Source material:

((

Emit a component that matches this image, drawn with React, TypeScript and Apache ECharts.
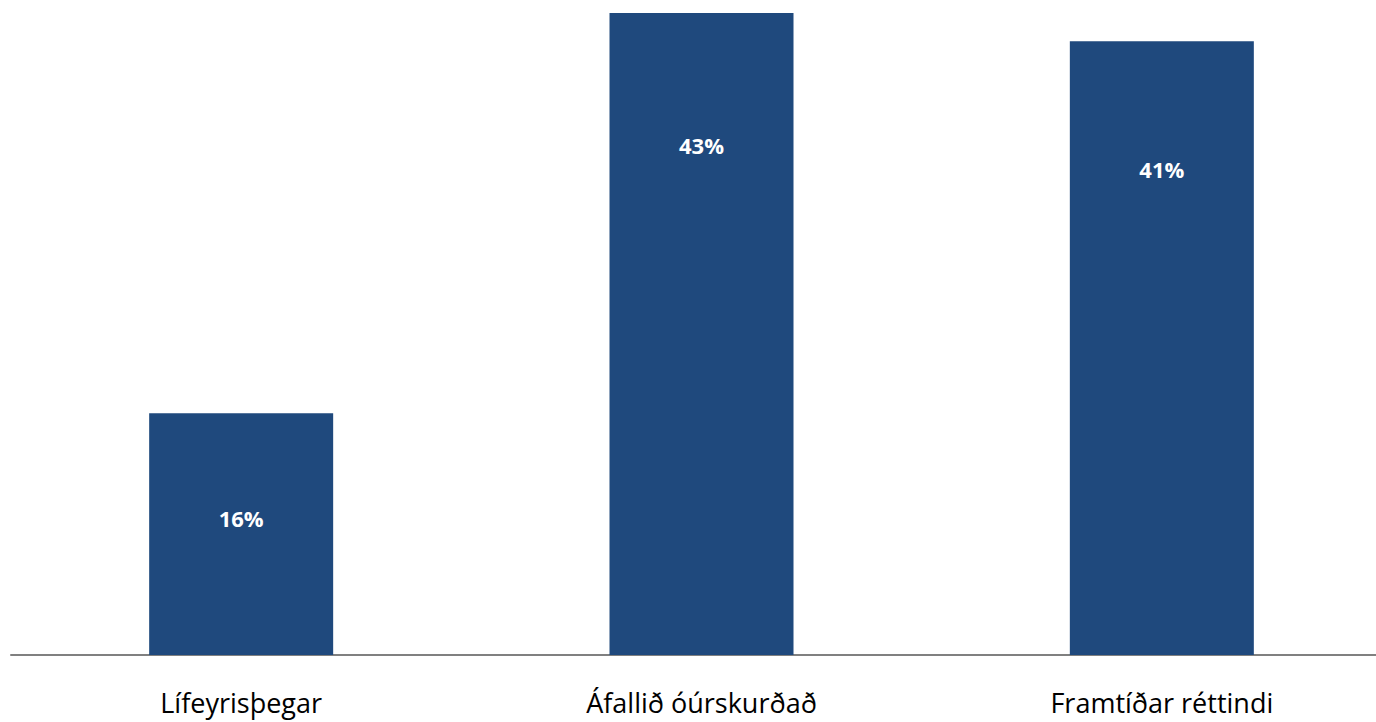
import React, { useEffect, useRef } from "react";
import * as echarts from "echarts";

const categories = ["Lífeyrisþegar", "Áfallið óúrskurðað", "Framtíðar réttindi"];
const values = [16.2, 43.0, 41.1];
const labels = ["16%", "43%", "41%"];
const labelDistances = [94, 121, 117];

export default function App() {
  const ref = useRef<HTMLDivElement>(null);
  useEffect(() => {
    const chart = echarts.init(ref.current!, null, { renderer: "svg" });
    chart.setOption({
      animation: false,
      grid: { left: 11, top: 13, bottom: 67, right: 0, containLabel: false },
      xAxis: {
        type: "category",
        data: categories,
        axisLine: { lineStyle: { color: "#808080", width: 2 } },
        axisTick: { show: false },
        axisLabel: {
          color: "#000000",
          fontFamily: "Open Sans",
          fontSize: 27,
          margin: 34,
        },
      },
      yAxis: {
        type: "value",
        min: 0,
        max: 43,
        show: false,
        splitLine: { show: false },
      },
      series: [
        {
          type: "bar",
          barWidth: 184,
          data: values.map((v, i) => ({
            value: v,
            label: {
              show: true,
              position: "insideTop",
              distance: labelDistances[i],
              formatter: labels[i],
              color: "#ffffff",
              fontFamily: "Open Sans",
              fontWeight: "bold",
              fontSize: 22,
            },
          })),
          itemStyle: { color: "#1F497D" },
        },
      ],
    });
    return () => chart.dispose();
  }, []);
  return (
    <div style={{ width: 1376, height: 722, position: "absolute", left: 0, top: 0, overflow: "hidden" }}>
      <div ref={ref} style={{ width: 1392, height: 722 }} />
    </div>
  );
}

))

Task details: Strip out the pictures and quote the remaining data word for word.

Result of the task:
Emit a component that matches this image, drawn with React, TypeScript and Apache ECharts.
import React, { useEffect, useRef } from "react";
import * as echarts from "echarts";

const categories = ["Lífeyrisþegar", "Áfallið óúrskurðað", "Framtíðar réttindi"];
const values = [16.2, 43.0, 41.1];
const labels = ["16%", "43%", "41%"];
const labelDistances = [94, 121, 117];

export default function App() {
  const ref = useRef<HTMLDivElement>(null);
  useEffect(() => {
    const chart = echarts.init(ref.current!, null, { renderer: "svg" });
    chart.setOption({
      animation: false,
      grid: { left: 11, top: 13, bottom: 67, right: 0, containLabel: false },
      xAxis: {
        type: "category",
        data: categories,
        axisLine: { lineStyle: { color: "#808080", width: 2 } },
        axisTick: { show: false },
        axisLabel: {
          color: "#000000",
          fontFamily: "Open Sans",
          fontSize: 27,
          margin: 34,
        },
      },
      yAxis: {
        type: "value",
        min: 0,
        max: 43,
        show: false,
        splitLine: { show: false },
      },
      series: [
        {
          type: "bar",
          barWidth: 184,
          data: values.map((v, i) => ({
            value: v,
            label: {
              show: true,
              position: "insideTop",
              distance: labelDistances[i],
              formatter: labels[i],
              color: "#ffffff",
              fontFamily: "Open Sans",
              fontWeight: "bold",
              fontSize: 22,
            },
          })),
          itemStyle: { color: "#1F497D" },
        },
      ],
    });
    return () => chart.dispose();
  }, []);
  return (
    <div style={{ width: 1376, height: 722, position: "absolute", left: 0, top: 0, overflow: "hidden" }}>
      <div ref={ref} style={{ width: 1392, height: 722 }} />
    </div>
  );
}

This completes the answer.